The agreement did not authorize the Office of Police Ombudsman to open its own investigations, separate from the police department's Internal Affairs process, as oversight advocates have long called for. In February, voters overwhelmingly approved a City Charter amendment outlining that the ombudsman should be "totally independent" and able to "independently investigate any matter necessary to fulfill its duties." But the administration and council have clashed over just what independent investigations should look like. The city and guild's tentative agreement would have established a citizen commission to oversee the Office of Police Ombudsman, making final decisions on whether internal investigations with which the ombudsman was unsatisfied should be continued or reopened (that power currently belongs to the mayor).
Local oversight advocates at the Center for Justice as well as City Council members said that didn't go far enough. When they attempted to craft an ordinance outside the bargaining process to further empower the ombudsman, an attorney for the guild pushed back, saying such powers for the ombudsman were mandatory subjects of bargaining.

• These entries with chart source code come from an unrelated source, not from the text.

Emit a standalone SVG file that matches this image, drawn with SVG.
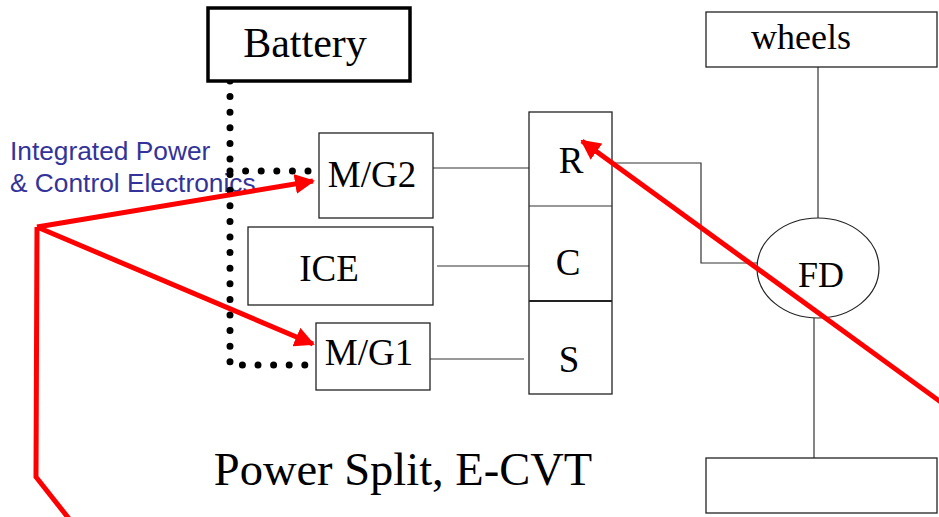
<svg xmlns="http://www.w3.org/2000/svg" width="939" height="517" viewBox="0 0 939 517">
<defs>
<style>
.box{fill:#fff;stroke:#222;stroke-width:1.3}
.t{font-family:"Liberation Serif","Times New Roman",serif;fill:#000;text-anchor:middle}
.thin{fill:none;stroke:#333;stroke-width:1.2}
.dots{fill:none;stroke:#000;stroke-width:7;stroke-linecap:round;stroke-dasharray:0 15.6}
.red{fill:none;stroke:#ff0000;stroke-width:5}
.lbl{font-family:"Liberation Sans",Arial,sans-serif;font-size:26.3px;fill:#333399}
</style>
<marker id="ah" viewBox="0 0 10 10" refX="9" refY="5" markerWidth="4" markerHeight="4" markerUnits="strokeWidth" orient="auto">
<path d="M0,0 L10,5 L0,10 z" fill="#ff0000"/>
</marker>
</defs>
<rect width="939" height="517" fill="#fff"/>

<g id="label">
<text class="lbl" x="10" y="160">Integrated Power</text>
<text class="lbl" x="10" y="192">&amp; Control Electronics</text>
</g>

<g id="title">
<text class="t" x="403" y="485" font-size="46.5">Power Split, E-CVT</text>
</g>

<g id="connectors">
<line class="thin" x1="433" y1="168" x2="529" y2="168"/>
<line class="thin" x1="437" y1="266" x2="535" y2="266"/>
<line class="thin" x1="430" y1="359" x2="524" y2="359"/>
<polyline class="thin" points="612,163 701,163 701,263 763,263"/>
<line class="thin" x1="818" y1="63" x2="818" y2="218"/>
<line class="thin" x1="814" y1="318" x2="814" y2="458"/>
<path class="dots" d="M230,81 L230,365 L308,365"/>
<path class="dots" d="M230,171 L312,171"/>
</g>

<g id="battery">
<rect x="208" y="8" width="202" height="73" fill="#fff" stroke="#000" stroke-width="3.5"/>
<text class="t" x="305" y="57" font-size="42">Battery</text>
</g>
<g id="mg2">
<rect class="box" x="319" y="133" width="114" height="85"/>
<text class="t" x="372" y="187" font-size="37">M/G2</text>
</g>
<g id="ice">
<rect class="box" x="248" y="227" width="185" height="78"/>
<text class="t" x="329" y="281" font-size="37">ICE</text>
</g>
<g id="mg1">
<rect class="box" x="316" y="323" width="114" height="67"/>
<text class="t" x="369" y="365" font-size="37">M/G1</text>
</g>
<g id="gearset">
<rect class="box" x="529" y="112" width="83" height="282"/>
<line class="thin" x1="529" y1="206" x2="612" y2="206"/>
<line x1="529" y1="301" x2="612" y2="301" stroke="#222" stroke-width="2"/>
<text class="t" x="571" y="173" font-size="37">R</text>
<text class="t" x="568" y="275" font-size="37">C</text>
<text class="t" x="569" y="372" font-size="37">S</text>
</g>
<g id="wheels">
<rect class="box" x="706" y="12" width="231" height="55"/>
<text class="t" x="801" y="49" font-size="36">wheels</text>
</g>
<g id="fd">
<ellipse cx="818" cy="268" rx="61" ry="50" fill="#fff" stroke="#222" stroke-width="1.2"/>
<text class="t" x="821" y="287" font-size="36">FD</text>
</g>
<g id="bottombox">
<rect class="box" x="706" y="458" width="231" height="55"/>
</g>

<g id="red-arrows">
<line class="red" x1="960" y1="416" x2="582" y2="141" stroke-width="5.5" marker-end="url(#ah)"/>
<polyline class="red" points="70,520 36,477 37,227"/>
<line class="red" x1="37" y1="227" x2="313" y2="181" marker-end="url(#ah)"/>
<line class="red" x1="37" y1="227" x2="313" y2="344" marker-end="url(#ah)"/>
</g>
</svg>
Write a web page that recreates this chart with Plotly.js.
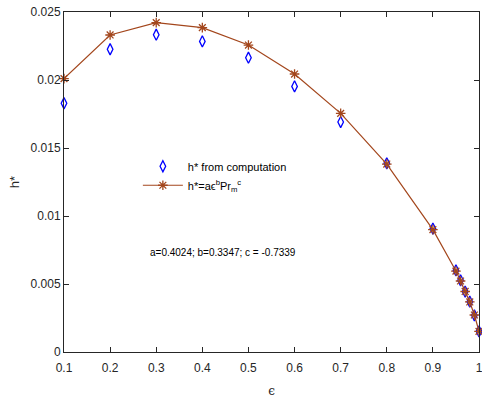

"[The administration should] go back to the bargaining table and re-bargain this with independent investigations in the TA, not in something we're playing with outside of it," says Council President Ben Stuckart. "We were getting a clear signal we just weren't going to get that [through an ordinance.]"
Stuckart says the council made the move today under a rule suspension instead of taking public testimony at a regularly scheduled council meeting because "we know how people feel."
"We all knew where we needed to go," he says. "Rather than have 20 people stand up and tell me to reject the TA I'd rather just do it. We did the right thing."
We've called City Spokesman Brian Coddington for comment, and will update this post when we hear back.
UPDATE: Here is full statement from Mayor Condon, sent out by Coddington.
MAYOR CONDON’S STATEMENT ON THE CITY COUNCIL’S REJECTION OF THE GUILD AGREEMENT
“We had hoped the City Council would embrace the important next step toward independent oversight at a cost the citizens could afford. We had negotiated an approach that provided independent oversight and allowed us to use the investigative information as part of discipline. Now we start over.
Lost in today’s rushed decision are body cameras, a critical oversight component, and the Police Ombudsman Commission. It is apparent we need to work with the City Council and the Police Guild to avoid binding arbitration and get for the citizens of the Spokane the protections and oversight they need.”